The one whose resurrection just celebrated, the one whose
death saved us, the one who made
beauty and mountains and stories in the first place. Him. We will get to spend
eternity with Him. As sure as it is that
I will graduate (which right now feels very doubtful), no, more sure than the
promise I will be handed a diploma on May 7, the certainty of God’s physical Kingdom
covering the Earth is sealed in the resurrection of Jesus Christ.
He will come and judge the living and the dead. And
in that judgment, for those who confess that Jesus Christ is Lord, repent of
their sins and chose to follow God, intimacy will be the result. Not the sometimes
emptying kind of intimacy, the filling kind. Our adoption will be complete. We will be family with Christ and we
will rule with him.
All beauty deepens in the chance to step into God’s
presence. Colors will deepen, the awe of mountains will grow because we will be
looking at their creator, who is so, so much bigger. We will be on our knees in
worship. I won’t just be in the presence of a man who happens to have
intelligence, I will be in the arms of the one who is the source wisdom.
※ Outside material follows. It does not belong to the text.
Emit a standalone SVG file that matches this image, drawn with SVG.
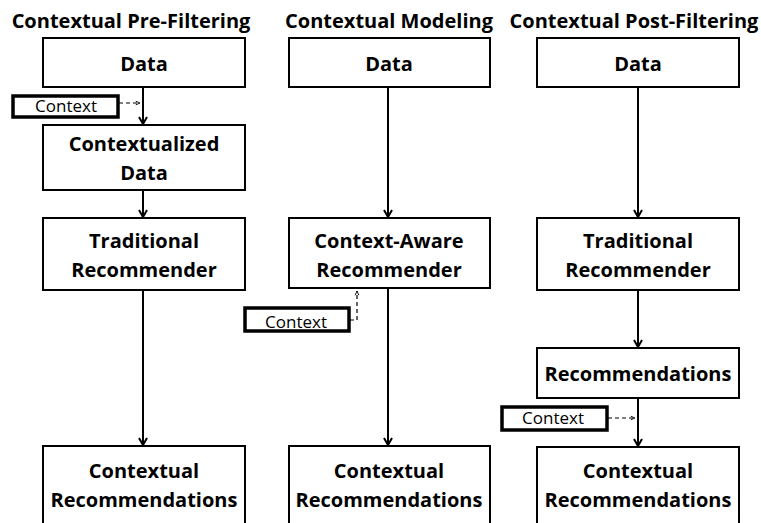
<svg xmlns="http://www.w3.org/2000/svg" width="761" height="523" viewBox="0 0 761 523">
  <style>
    .box { fill: #fff; stroke: #000; stroke-width: 2; }
    .ctx { fill: #fff; stroke: #000; stroke-width: 3.5; }
    .title { font-family: "Open Sans", Lato, sans-serif; font-weight: bold; font-size: 20px; text-anchor: middle; fill: #000; }
    .lbl { font-family: "Open Sans", Lato, sans-serif; font-weight: bold; font-size: 20px; text-anchor: middle; fill: #000; }
    .ctxt { font-family: "Open Sans", Lato, sans-serif; font-size: 17px; text-anchor: middle; fill: #000; }
    .flow { stroke: #000; stroke-width: 2; fill: none; marker-end: url(#head); }
    .dash { stroke: #000; stroke-width: 1.2; fill: none; stroke-dasharray: 4 3; marker-end: url(#dhead); }
  </style>
  <defs>
    <marker id="head" viewBox="0 0 10 10" refX="9" refY="5" markerWidth="10" markerHeight="10" markerUnits="userSpaceOnUse" orient="auto">
      <path d="M2,1 L9,5 L2,9" fill="none" stroke="#000" stroke-width="2"/>
    </marker>
    <marker id="dhead" viewBox="0 0 10 10" refX="9" refY="5" markerWidth="6" markerHeight="6" markerUnits="userSpaceOnUse" orient="auto">
      <path d="M2,2 L9,5 L2,8" fill="none" stroke="#000" stroke-width="1.5"/>
    </marker>
  </defs>

  <!-- column titles -->
  <text class="title" x="131" y="28">Contextual Pre-Filtering</text>
  <text class="title" x="389" y="28">Contextual Modeling</text>
  <text class="title" x="634" y="28">Contextual Post-Filtering</text>

  <!-- connectors -->
  <g id="connectors">
    <line class="flow" x1="143" y1="88" x2="143" y2="124"/>
    <line class="flow" x1="143" y1="191" x2="143" y2="217"/>
    <line class="flow" x1="143" y1="291" x2="143" y2="445"/>
    <line class="dash" x1="119" y1="103" x2="140" y2="103"/>

    <line class="flow" x1="388" y1="88" x2="388" y2="217"/>
    <line class="flow" x1="388" y1="289" x2="388" y2="445"/>
    <polyline class="dash" points="350,320 357,320 357,291"/>

    <line class="flow" x1="638" y1="88" x2="638" y2="217"/>
    <line class="flow" x1="638" y1="291" x2="638" y2="347"/>
    <line class="flow" x1="638" y1="399" x2="638" y2="446"/>
    <line class="dash" x1="608" y1="418" x2="635" y2="418"/>
  </g>

  <!-- Pre-filtering column -->
  <g id="pre-data">
    <rect class="box" x="43" y="38" width="202" height="49"/>
    <text class="lbl" x="144" y="71">Data</text>
  </g>
  <g id="pre-context">
    <rect class="ctx" x="13" y="96" width="105" height="21"/>
    <text class="ctxt" x="66" y="112">Context</text>
  </g>
  <g id="pre-contextualized">
    <rect class="box" x="43" y="125" width="202" height="65"/>
    <text class="lbl" x="144" y="151">Contextualized</text>
    <text class="lbl" x="144" y="180">Data</text>
  </g>
  <g id="pre-recommender">
    <rect class="box" x="43" y="218" width="202" height="72"/>
    <text class="lbl" x="144" y="248">Traditional</text>
    <text class="lbl" x="144" y="277">Recommender</text>
  </g>
  <g id="pre-output">
    <rect class="box" x="43" y="446" width="202" height="90"/>
    <text class="lbl" x="144" y="478">Contextual</text>
    <text class="lbl" x="144" y="507">Recommendations</text>
  </g>

  <!-- Modeling column -->
  <g id="mod-data">
    <rect class="box" x="289" y="38" width="201" height="49"/>
    <text class="lbl" x="389" y="71">Data</text>
  </g>
  <g id="mod-recommender">
    <rect class="box" x="289" y="218" width="201" height="70"/>
    <text class="lbl" x="389" y="248">Context-Aware</text>
    <text class="lbl" x="389" y="277">Recommender</text>
  </g>
  <g id="mod-context">
    <rect class="ctx" x="245" y="308" width="104" height="23"/>
    <text class="ctxt" x="296" y="328">Context</text>
  </g>
  <g id="mod-output">
    <rect class="box" x="289" y="446" width="201" height="90"/>
    <text class="lbl" x="389" y="478">Contextual</text>
    <text class="lbl" x="389" y="507">Recommendations</text>
  </g>

  <!-- Post-filtering column -->
  <g id="post-data">
    <rect class="box" x="537" y="38" width="202" height="49"/>
    <text class="lbl" x="638" y="71">Data</text>
  </g>
  <g id="post-recommender">
    <rect class="box" x="537" y="218" width="202" height="72"/>
    <text class="lbl" x="638" y="248">Traditional</text>
    <text class="lbl" x="638" y="277">Recommender</text>
  </g>
  <g id="post-recommendations">
    <rect class="box" x="537" y="348" width="202" height="50"/>
    <text class="lbl" x="638" y="381">Recommendations</text>
  </g>
  <g id="post-context">
    <rect class="ctx" x="502" y="407" width="105" height="23"/>
    <text class="ctxt" x="553" y="424">Context</text>
  </g>
  <g id="post-output">
    <rect class="box" x="537" y="447" width="202" height="90"/>
    <text class="lbl" x="638" y="478">Contextual</text>
    <text class="lbl" x="638" y="507">Recommendations</text>
  </g>
</svg>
In this hope, we don’t have to say “if God wills it.” He
does. This is hope. We have a happy “ending.” It is not a scary one without
life or color. It does not mean that we will be bored, no we will finally be
satisfied. Our restless days will be calm. Our empty longings will be filled.
The definition of intimacy will be found as we settle into who we were supposed
to be. We will be, and are today, in the presence of the most holy, famous,
powerful person who ever existed.
And we wait, with eager, active expectation for the world to
be set right.
This is hope. Not dreams in possibilities, but certainty in
the spectacular.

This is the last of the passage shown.